--- START ---
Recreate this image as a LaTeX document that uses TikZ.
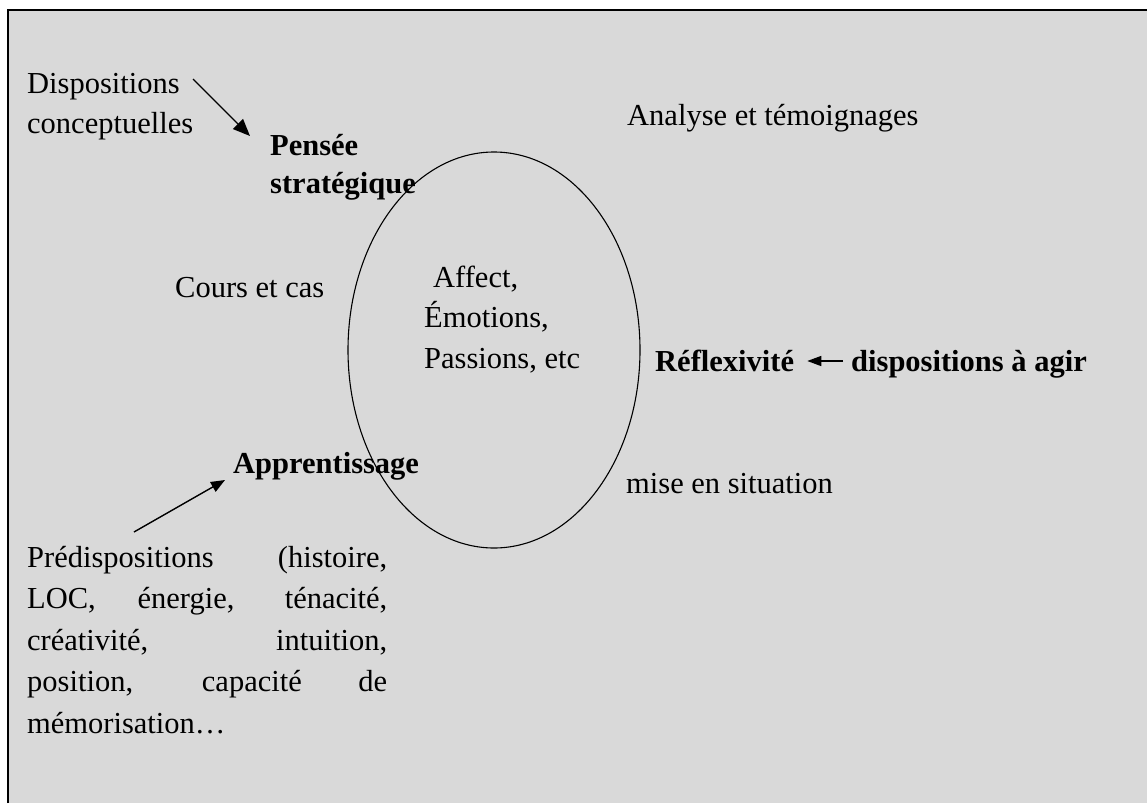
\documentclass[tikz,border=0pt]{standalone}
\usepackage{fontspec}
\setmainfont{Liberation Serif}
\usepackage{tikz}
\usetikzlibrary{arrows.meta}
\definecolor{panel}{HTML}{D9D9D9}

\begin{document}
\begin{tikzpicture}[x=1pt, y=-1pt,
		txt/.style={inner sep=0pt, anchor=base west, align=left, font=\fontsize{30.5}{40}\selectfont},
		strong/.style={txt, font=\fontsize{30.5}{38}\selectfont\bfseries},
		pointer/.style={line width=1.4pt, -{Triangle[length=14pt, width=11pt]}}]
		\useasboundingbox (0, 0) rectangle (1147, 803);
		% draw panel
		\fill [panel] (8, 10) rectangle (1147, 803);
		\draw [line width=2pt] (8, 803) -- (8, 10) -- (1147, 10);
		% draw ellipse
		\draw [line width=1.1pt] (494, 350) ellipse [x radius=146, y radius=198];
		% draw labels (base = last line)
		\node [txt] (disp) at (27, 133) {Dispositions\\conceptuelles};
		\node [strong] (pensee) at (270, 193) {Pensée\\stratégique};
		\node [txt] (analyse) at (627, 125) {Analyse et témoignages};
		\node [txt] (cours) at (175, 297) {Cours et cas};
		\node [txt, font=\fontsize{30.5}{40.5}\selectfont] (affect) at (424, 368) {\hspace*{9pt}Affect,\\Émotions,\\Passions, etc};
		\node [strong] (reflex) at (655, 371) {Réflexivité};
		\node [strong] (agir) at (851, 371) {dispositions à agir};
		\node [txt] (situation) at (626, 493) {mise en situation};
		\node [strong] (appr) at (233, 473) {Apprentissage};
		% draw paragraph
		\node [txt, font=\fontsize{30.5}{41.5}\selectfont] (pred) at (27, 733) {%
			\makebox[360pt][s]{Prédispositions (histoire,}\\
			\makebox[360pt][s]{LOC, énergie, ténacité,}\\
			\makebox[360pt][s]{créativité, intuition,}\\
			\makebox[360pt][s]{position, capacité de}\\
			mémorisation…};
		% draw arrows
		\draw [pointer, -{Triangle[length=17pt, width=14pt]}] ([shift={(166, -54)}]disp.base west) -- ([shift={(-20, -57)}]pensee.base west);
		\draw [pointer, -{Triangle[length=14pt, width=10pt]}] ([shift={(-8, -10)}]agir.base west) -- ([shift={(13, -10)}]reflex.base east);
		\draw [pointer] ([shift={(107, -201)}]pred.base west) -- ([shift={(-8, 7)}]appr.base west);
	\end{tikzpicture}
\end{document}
--- END ---
▸ **TASK DETAILS**
Using the material above, return every line exactly as it appears, minus the pictures.

▸ **RESPONSE**
Recreate this image as a LaTeX document that uses TikZ.
\documentclass[tikz,border=0pt]{standalone}
\usepackage{fontspec}
\setmainfont{Liberation Serif}
\usepackage{tikz}
\usetikzlibrary{arrows.meta}
\definecolor{panel}{HTML}{D9D9D9}

\begin{document}
\begin{tikzpicture}[x=1pt, y=-1pt,
		txt/.style={inner sep=0pt, anchor=base west, align=left, font=\fontsize{30.5}{40}\selectfont},
		strong/.style={txt, font=\fontsize{30.5}{38}\selectfont\bfseries},
		pointer/.style={line width=1.4pt, -{Triangle[length=14pt, width=11pt]}}]
		\useasboundingbox (0, 0) rectangle (1147, 803);
		% draw panel
		\fill [panel] (8, 10) rectangle (1147, 803);
		\draw [line width=2pt] (8, 803) -- (8, 10) -- (1147, 10);
		% draw ellipse
		\draw [line width=1.1pt] (494, 350) ellipse [x radius=146, y radius=198];
		% draw labels (base = last line)
		\node [txt] (disp) at (27, 133) {Dispositions\\conceptuelles};
		\node [strong] (pensee) at (270, 193) {Pensée\\stratégique};
		\node [txt] (analyse) at (627, 125) {Analyse et témoignages};
		\node [txt] (cours) at (175, 297) {Cours et cas};
		\node [txt, font=\fontsize{30.5}{40.5}\selectfont] (affect) at (424, 368) {\hspace*{9pt}Affect,\\Émotions,\\Passions, etc};
		\node [strong] (reflex) at (655, 371) {Réflexivité};
		\node [strong] (agir) at (851, 371) {dispositions à agir};
		\node [txt] (situation) at (626, 493) {mise en situation};
		\node [strong] (appr) at (233, 473) {Apprentissage};
		% draw paragraph
		\node [txt, font=\fontsize{30.5}{41.5}\selectfont] (pred) at (27, 733) {%
			\makebox[360pt][s]{Prédispositions (histoire,}\\
			\makebox[360pt][s]{LOC, énergie, ténacité,}\\
			\makebox[360pt][s]{créativité, intuition,}\\
			\makebox[360pt][s]{position, capacité de}\\
			mémorisation…};
		% draw arrows
		\draw [pointer, -{Triangle[length=17pt, width=14pt]}] ([shift={(166, -54)}]disp.base west) -- ([shift={(-20, -57)}]pensee.base west);
		\draw [pointer, -{Triangle[length=14pt, width=10pt]}] ([shift={(-8, -10)}]agir.base west) -- ([shift={(13, -10)}]reflex.base east);
		\draw [pointer] ([shift={(107, -201)}]pred.base west) -- ([shift={(-8, 7)}]appr.base west);
	\end{tikzpicture}
\end{document}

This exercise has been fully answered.